I was the only person there from the fashion industry and this has been my consistent reality since before I launched Fashion Roundtable last November. Directors of large organisations, CEOs of huge trusts and… me. A few years ago, I was a freelance stylist hopping from job to job and that post Milan Fashion Week September Monday would have meant only one thing: packing for Paris Fashion Week. Since going on a mentoring scheme for women into politics, working in the Houses of Parliament – all while still working in fashion the realisation that sometimes it isn’t down to someone else to get things done has become ever more clearer. My epiphany was sitting in yet another Brexit briefing listening to Hilary Benn MP Chair of the Brexit Select Committee and realising he needed to know our story. So, I arranged it, which in turn has led to all of this work step by step and now with a fantastic team to support and drive our work across sustainability, empowerment and identity politics as well. It’s been my fate of late, to sit in high ceilinged rooms with policy makers and experts: not only because I became all too aware that if I wasn’t there, there was often no voice from our amazing and varied fashion world; but also, as quite frankly given that fashion is the largest earning of the creative industries, we deserve to be heard and help shape the narrative. After we send out the newsletter today, I will be meeting with Defra and Dexeu – two Whitehall departments which each in their own way shape how government work with our industry, across environmental and sustainability and Brexit. These meetings are crucial to ensuring your voices feed into political dialogue, just like our surveys which we discuss in more detail in this newsletter. If you manufacture in the UK, have you looked at your supply chain to see whether your international materials go to mainland Europe first? If so, it is worthwhile looking into UK direct routes. 90% of international health food for instance is shipped to the UK from Holland. As with food, so with fashion: we need UK direct shipping and freight, if the UK and EU cannot accept a deal, until these issues are resolved.
The very real insights I bring as someone who has lived a freelance, itinerant and global life, which fashion and indeed all of the creative industries thrive on, is that my knowledge has an insider’s depth (dealing with customs and carnets is very real to me and all editors, photographers and fashion crews!) and this insider knowledge is as important as those who have worked in research and policy for years.
The UK’s relationship with the EU has never been more uncertain, we are sharing No Deal Preparedness advice with the Fashion Roundtable community direct from the Department for Exiting The EU, precisely because we have been asked to.
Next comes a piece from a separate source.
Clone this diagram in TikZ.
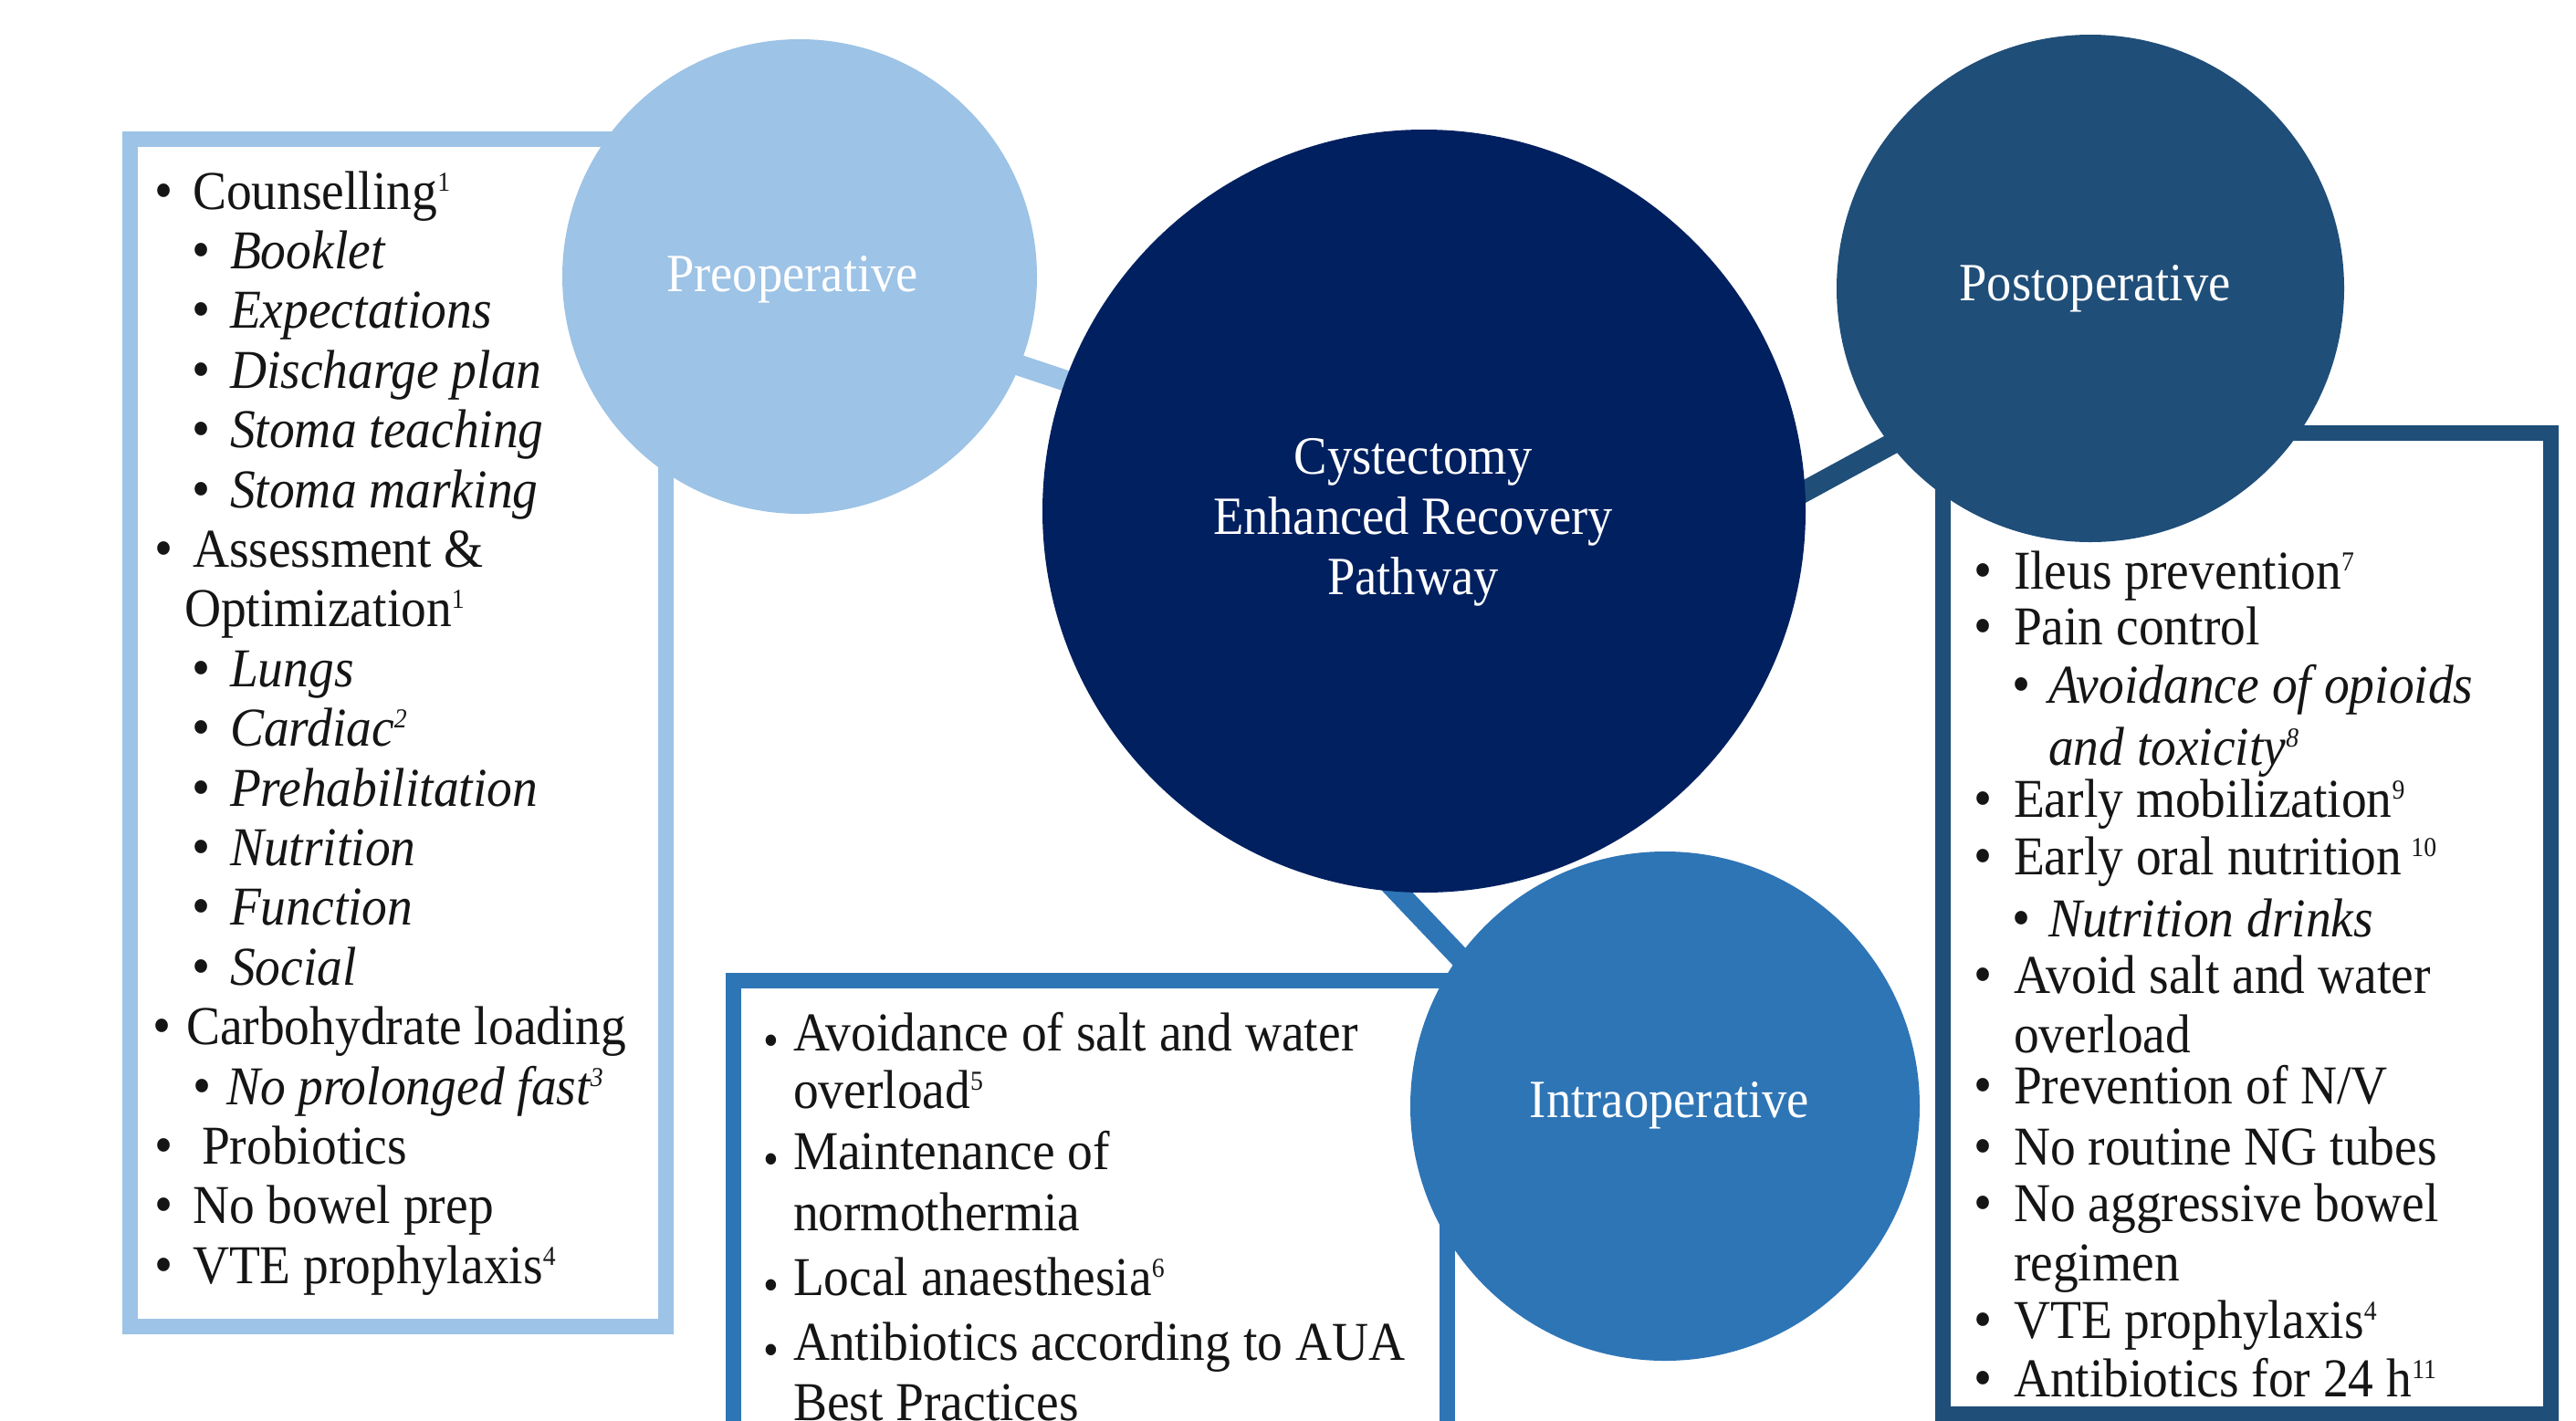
\documentclass[tikz,border=0pt]{standalone}
\usepackage{fontspec}
\setmainfont{Liberation Serif}[FakeStretch=0.925]

\definecolor{preC}{HTML}{9DC3E6}
\definecolor{intraC}{HTML}{2E75B6}
\definecolor{postC}{HTML}{1F4E79}
\definecolor{cenC}{HTML}{002060}
\definecolor{txtC}{HTML}{151515}

\pgfdeclarelayer{bg}
\pgfsetlayers{bg,main}

% bullets: regular and a small low one for the intraoperative list
\newcommand{\bul}{{\fontsize{62}{62}\selectfont\textbullet}}
\newcommand{\lowbul}{\raisebox{-6pt}{\fontsize{52}{52}\selectfont\textbullet}}
% small raised reference numbers
\newcommand{\rf}[1]{\raisebox{20pt}{\fontsize{30}{30}\selectfont #1}}

\tikzset{
  lst/.style={inner sep=0pt, outer sep=0pt, anchor=base west, text=txtC,
              font=\fontsize{60}{65}\selectfont},
  phase/.style={circle, inner sep=0pt, outer sep=0pt, minimum size=#1},
  frame/.style={line width=17pt, line join=miter},
  conn/.style={line width=23pt, shorten <=-30pt, shorten >=-30pt},
  lbl/.style={text=white, font=\fontsize{59}{66}\selectfont, inner sep=0pt, anchor=base},
}

% list line with a bullet: name, x, baseline, gap, text
\newcommand{\itm}[5]{\node[lst] (#1) at (#2,#3) {\llap{\bul\hspace{#4pt}}#5};}
\newcommand{\itmlow}[5]{\node[lst] (#1) at (#2,#3) {\llap{\lowbul\hspace{#4pt}}#5};}
% continuation line: name, x, baseline, text
\newcommand{\cont}[4]{\node[lst] (#1) at (#2,#3) {#4};}

\begin{document}
\begin{tikzpicture}[x=1pt, y=-1pt]
\begin{pgfonlayer}{bg}
  \fill[white] (0,0) rectangle (2822,1556);
\end{pgfonlayer}
\useasboundingbox (0,0) rectangle (2822,1556);

% phase circles
\node[phase=836pt, fill=cenC]   (cen)   at (1560,560)  {};
\node[phase=520pt, fill=preC]   (pre)   at (876,303)   {};
\node[phase=556pt, fill=postC]  (post)  at (2290,316)  {};
\node[phase=558pt, fill=intraC] (intra) at (1824,1212) {};

% frames and links behind the circles
\begin{pgfonlayer}{bg}
  \draw[frame, draw=preC]   (142.5,152.5) rectangle (729.5,1453.5);
  \draw[frame, draw=intraC] (803,1575) -- (803,1074) -- (1585,1074) -- (1585,1575);
  \draw[frame, draw=postC]  (2128,474) rectangle (2794,1549);
  \draw[conn, draw=preC]   (pre.-22) -- (cen.160);
  \draw[conn, draw=postC]  (cen.3)   -- (post.218);
  \draw[conn, draw=intraC] (cen.266) -- (intra.144);
\end{pgfonlayer}

% circle labels
\node[lbl] (preL)   at (868,319)   {Preoperative};
\node[lbl] (postL)  at (2295,329)  {Postoperative};
\node[lbl] (intraL) at (1829,1224) {Intraoperative};
\node[lbl, anchor=center, align=center] (cenL) at (1548,572)
  {Cystectomy\\Enhanced Recovery\\Pathway};

% preoperative list
\itm{p1}{211}{229}{21}{Counselling\rf{1}}
\itm{p2}{252}{294.4}{21}{\textit{Booklet}}
\itm{p3}{252}{359.8}{21}{\textit{Expectations}}
\itm{p4}{252}{425.2}{21}{\textit{Discharge plan}}
\itm{p5}{252}{490.6}{21}{\textit{Stoma teaching}}
\itm{p6}{252}{556}{21}{\textit{Stoma marking}}
\itm{p7}{211}{621.4}{21}{Assessment \&}
\cont{p8}{202}{686.8}{Optimization\rf{1}}
\itm{p9}{252}{752.2}{21}{\textit{Lungs}}
\itm{p10}{252}{817.6}{21}{\textit{Cardiac\rf{2}}}
\itm{p11}{252}{883}{21}{\textit{Prehabilitation}}
\itm{p12}{252}{948.4}{21}{\textit{Nutrition}}
\itm{p13}{252}{1013.8}{21}{\textit{Function}}
\itm{p14}{252}{1079.2}{21}{\textit{Social}}
\itm{p15}{204}{1144.6}{16}{Carbohydrate loading}
\itm{p16}{248}{1210}{16}{\textit{No prolonged fast\rf{3}}}
\itm{p17}{221}{1275.4}{31}{Probiotics}
\itm{p18}{211}{1340.8}{21}{No bowel prep}
\itm{p19}{211}{1406.2}{21}{VTE prophylaxis\rf{4}}

% intraoperative list
\itmlow{i1}{869}{1151}{16}{Avoidance of salt and water}
\cont{i2}{869}{1214}{overload\rf{5}}
\itmlow{i3}{869}{1281}{16}{Maintenance of}
\cont{i4}{869}{1348}{normothermia}
\itmlow{i5}{869}{1419}{16}{Local anaesthesia\rf{6}}
\itmlow{i6}{869}{1490}{16}{Antibiotics according to AUA}
\cont{i7}{869}{1556}{Best Practices}

% postoperative list
\itm{q1}{2206}{645}{23}{Ileus prevention\rf{7}}
\itm{q2}{2206}{706}{23}{Pain control}
\itm{q3}{2244}{770}{19}{\textit{Avoidance of opioids}}
\cont{q4}{2244}{838}{\textit{and toxicity\rf{8}}}
\itm{q5}{2206}{895}{23}{Early mobilization\rf{9}}
\itm{q6}{2206}{958}{23}{Early oral nutrition\,\rf{10}}
\itm{q7}{2244}{1026}{19}{\textit{Nutrition drinks}}
\itm{q8}{2206}{1088}{23}{Avoid salt and water}
\cont{q9}{2206}{1153}{overload}
\itm{q10}{2206}{1209}{23}{Prevention of N/V}
\itm{q11}{2206}{1276}{23}{No routine NG tubes}
\itm{q12}{2206}{1338}{23}{No aggressive bowel}
\cont{q13}{2206}{1403}{regimen}
\itm{q14}{2206}{1466}{23}{VTE prophylaxis\rf{4}}
\itm{q15}{2206}{1530}{23}{Antibiotics for 24 h\rf{11}}
\end{tikzpicture}
\end{document}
The very real prospect of a No Deal Brexit is not something I anticipated in a worst case scenario amongst so many worst case scenarios. Which is why this meeting in Brussels was so important, as it allowed for a group of UK and European cultural and creative ambassadors to highlight our where working together has been intrinsic to our success and how vital this is to our future. We worked on 3 key issues: mobility, legal and funding. The press release below from The British Council details our key policy asks. For me the most worrying issue we could be facing is that with leaving the EU, not only might we need visas – which is why I was at a FreeMoveCreate meeting yesterday – working on cross creative sector strategy to support continued ease of access for all of us in the industry, cheaply. But also, the prospect of work permits. Work permits and freelance, last minute jobs do not go together. They make it harder for you to be booked, to access markets and indeed to make a living in our global industry, where you might live and pay your taxes in the UK but you have to leave regularly either for shows, or simply to make a living.
Once the terms of Brexit have been made clearer this Autumn, it is our aim at Fashion Roundtable to host another Brexit event. This is not a time to wait and see.
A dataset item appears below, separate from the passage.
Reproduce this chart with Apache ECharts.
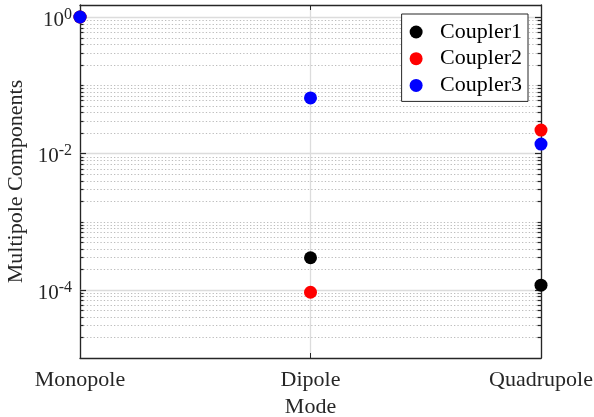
<!DOCTYPE html>
<html>
<head>
<meta charset="utf-8">
<script src="https://cdn.jsdelivr.net/npm/echarts@5/dist/echarts.min.js"></script>
<style>
  html, body { margin: 0; padding: 0; background: #fff; }
  #chart { width: 594px; height: 417px; }
</style>
</head>
<body>
<div id="chart"></div>
<script>
// Multipole components of each coupler, by mode
const modes = ['Monopole', 'Dipole', 'Quadrupole'];
const coupler1 = [1, 2.95e-4, 1.17e-4];
const coupler2 = [1, 9.2e-5, 2.2e-2];
const coupler3 = [1, 6.5e-2, 1.37e-2];
const labelledExponents = [0, -2, -4];

const yMin = 1e-5;
const yMax = 1.5;
const axisColor = '#262626';
const font = '"Liberation Serif", "Times New Roman", serif';

// Log grid positions: every mantissa 1..9 of each decade inside the axis range
const gridValues = [];
for (let e = -5; e <= 0; e++) {
  for (let m = 1; m <= 9; m++) {
    const v = m * Math.pow(10, e);
    if (v > yMin && v <= yMax) {
      const major = m === 1 && labelledExponents.indexOf(e) >= 0;
      gridValues.push([0, v, major ? 1 : 0]);
    }
  }
}

function decadeLabel(v) {
  const e = Math.log10(v);
  const r = Math.round(e);
  if (Math.abs(e - r) > 1e-6) return '';
  if (labelledExponents.indexOf(r) < 0) return '';
  return '{b|10}{s|' + r + '}';
}

const chart = echarts.init(document.getElementById('chart'), null, { renderer: 'canvas' });

const dot = (name, color, data) => ({
  name: name,
  type: 'scatter',
  data: data,
  symbol: 'circle',
  symbolSize: 13,
  clip: false,
  z: 5,
  itemStyle: { color: color, opacity: 1 },
  emphasis: { disabled: true }
});

chart.setOption({
  animation: false,
  backgroundColor: '#fff',
  textStyle: { fontFamily: font },
  grid: { left: 80, right: 53, top: 5, bottom: 59, containLabel: false, outerBoundsMode: 'none' },
  legend: {
    orient: 'vertical',
    right: 66,
    top: 14,
    padding: [7, 6, 5, 8],
    itemGap: 4.7,
    itemWidth: 38,
    itemHeight: 13,
    backgroundColor: '#fff',
    borderColor: axisColor,
    borderWidth: 1,
    borderRadius: 0,
    data: [
      { name: 'Coupler1', icon: 'circle' },
      { name: 'Coupler2', icon: 'circle' },
      { name: 'Coupler3', icon: 'circle' }
    ],
    textStyle: { fontFamily: font, fontSize: 22, lineHeight: 22, color: '#000', padding: [0, 0, 0, 0] },
    selectedMode: false
  },
  xAxis: [
    {
      type: 'category',
      data: modes,
      boundaryGap: false,
      position: 'bottom',
      name: 'Mode',
      nameLocation: 'middle',
      nameGap: 37,
      nameTextStyle: { fontFamily: font, fontSize: 22, color: axisColor },
      axisLine: { show: true, lineStyle: { color: axisColor, width: 1.3 } },
      axisTick: { show: true, inside: true, length: 5, lineStyle: { color: axisColor } },
      axisLabel: { fontFamily: font, fontSize: 22, color: axisColor, margin: 11 },
      splitLine: { show: true, lineStyle: { color: '#dcdcdc', width: 1.3 } }
    },
    {
      type: 'category',
      data: modes,
      boundaryGap: false,
      position: 'top',
      axisLine: { show: true, lineStyle: { color: axisColor, width: 1.3 } },
      axisTick: { show: true, inside: true, length: 5, lineStyle: { color: axisColor } },
      axisLabel: { show: false },
      splitLine: { show: false }
    }
  ],
  yAxis: [
    {
      type: 'log',
      logBase: 10,
      min: yMin,
      max: yMax,
      interval: 1,
      position: 'left',
      name: 'Multipole Components',
      nameLocation: 'middle',
      nameGap: 49,
      nameTextStyle: { fontFamily: font, fontSize: 22, color: axisColor },
      axisLine: { show: true, lineStyle: { color: axisColor, width: 1.3 } },
      axisTick: { show: false },
      splitLine: { show: false },
      axisLabel: {
        margin: 8,
        formatter: decadeLabel,
        rich: {
          b: { fontFamily: font, fontSize: 21, lineHeight: 21, padding: [7, 0, 0, 0], color: axisColor },
          s: { fontFamily: font, fontSize: 16, lineHeight: 16, verticalAlign: 'top', color: axisColor }
        }
      }
    },
    {
      type: 'log',
      logBase: 10,
      min: yMin,
      max: yMax,
      interval: 1,
      position: 'right',
      axisLine: { show: true, lineStyle: { color: axisColor, width: 1.3 } },
      axisTick: { show: false },
      axisLabel: { show: false },
      splitLine: { show: false }
    }
  ],
  series: [
    {
      // log-scale grid lines and inward ticks on both vertical axes
      type: 'custom',
      name: 'grid',
      silent: true,
      z: 1,
      xAxisIndex: 0,
      yAxisIndex: 0,
      encode: { x: 0, y: 1 },
      data: gridValues,
      renderItem: function (params, api) {
        const cs = params.coordSys;
        const y = Math.round(api.coord([0, api.value(1)])[1]) + 0.5;
        const major = api.value(2) === 1;
        const tick = major ? 6 : 3.5;
        const left = cs.x, right = cs.x + cs.width;
        return {
          type: 'group',
          children: [
            {
              type: 'line',
              shape: { x1: left, y1: y, x2: right, y2: y },
              style: major
                ? { stroke: '#dcdcdc', lineWidth: 1.3 }
                : { stroke: '#bdbdbd', lineWidth: 1.2, lineDash: [1.3, 2.1] }
            },
            {
              type: 'line',
              shape: { x1: left, y1: y, x2: left + tick, y2: y },
              style: { stroke: axisColor, lineWidth: 1.2 }
            },
            {
              type: 'line',
              shape: { x1: right - tick, y1: y, x2: right, y2: y },
              style: { stroke: axisColor, lineWidth: 1.2 }
            }
          ]
        };
      }
    },
    dot('Coupler1', '#000000', coupler1),
    dot('Coupler2', '#ff0000', coupler2),
    dot('Coupler3', '#0000ff', coupler3)
  ]
});
</script>
</body>
</html>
On the 24th of September, Centre for Fine Arts of Brussels (BOZAR) published the following statement reflecting on the success of the event:
“More than two years after the citizens of the United Kingdom voted to leave the European Union the future relationship between the UK and the EU remains unclear. In the spirit of proactive and responsible global citizenship, a number of steps have been taken to clarify what that relationship could or should be once BREXIT negotiations have been completed, while fully respecting the results of the vote to leave on June 23, 2016.
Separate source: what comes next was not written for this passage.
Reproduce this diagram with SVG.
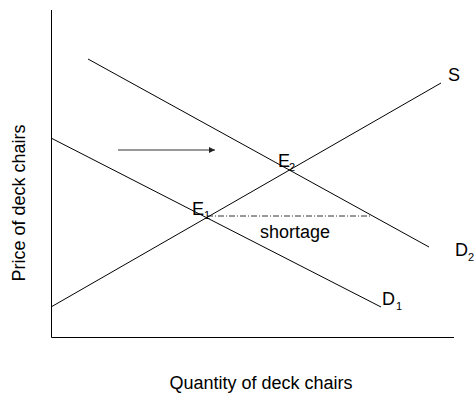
<svg xmlns="http://www.w3.org/2000/svg" width="474" height="397" viewBox="0 0 474 397">
<defs>
<style>
.ln{stroke:#000;stroke-width:1;fill:none}
.t{font-family:"Liberation Sans",Arial,sans-serif;font-size:18px;fill:#000}
.sub{font-family:"Liberation Sans",Arial,sans-serif;font-size:11px;fill:#000}
</style>
<marker id="ah" viewBox="0 0 10 10" refX="10" refY="5" markerWidth="7" markerHeight="6" markerUnits="userSpaceOnUse" orient="auto">
<path d="M0,0 L10,5 L0,10 z" fill="#222"/>
</marker>
</defs>
<rect width="474" height="397" fill="#fff"/>
<g id="axes">
<path class="ln" d="M51.5,10 V337.5 H454"/>
<text class="t" x="25" y="203" text-anchor="middle" transform="rotate(-90 25 203)">Price of deck chairs</text>
<text class="t" x="261" y="389" text-anchor="middle">Quantity of deck chairs</text>
</g>
<g id="connectors">
<line id="S" class="ln" x1="51" y1="307" x2="441" y2="83"/>
<line id="D1" class="ln" x1="51" y1="138" x2="381" y2="307"/>
<line id="D2" class="ln" x1="88" y1="59" x2="429" y2="247"/>
<line id="shift" x1="118" y1="150" x2="215" y2="150" stroke="#333" stroke-width="1.2" marker-end="url(#ah)"/>
<line id="shortage-line" x1="207" y1="216" x2="372" y2="216" stroke="#000" stroke-width="0.8" stroke-dasharray="6 2 1 2"/>
</g>
<g id="label-S"><text class="t" x="448" y="81">S</text></g>
<g id="label-D1"><text class="t" x="382" y="305">D</text><text class="sub" x="396" y="310">1</text></g>
<g id="label-D2"><text class="t" x="455" y="256">D</text><text class="sub" x="468" y="261">2</text></g>
<g id="label-E1"><text class="t" x="192" y="215">E</text><text class="sub" x="204" y="219">1</text></g>
<g id="label-E2"><text class="t" x="278" y="167">E</text><text class="sub" x="289" y="171">2</text></g>
<g id="label-shortage"><text class="t" x="260" y="238">shortage</text></g>
</svg>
Today the Centre for Fine Arts of Brussels (BOZAR), in partnership with the European Cultural Foundation and the British Council, assembled leading cultural workers, directors, artists, and European federations assembled to raise their voices on Brexit and its potential impact on their fields: from music to design, audiovisual, architecture, visual arts, performing art, or publishing.
Coming from all over the EU, participants clearly expressed their concerns that their interests may have been overlooked, and that the power of these sectors has been underestimated.”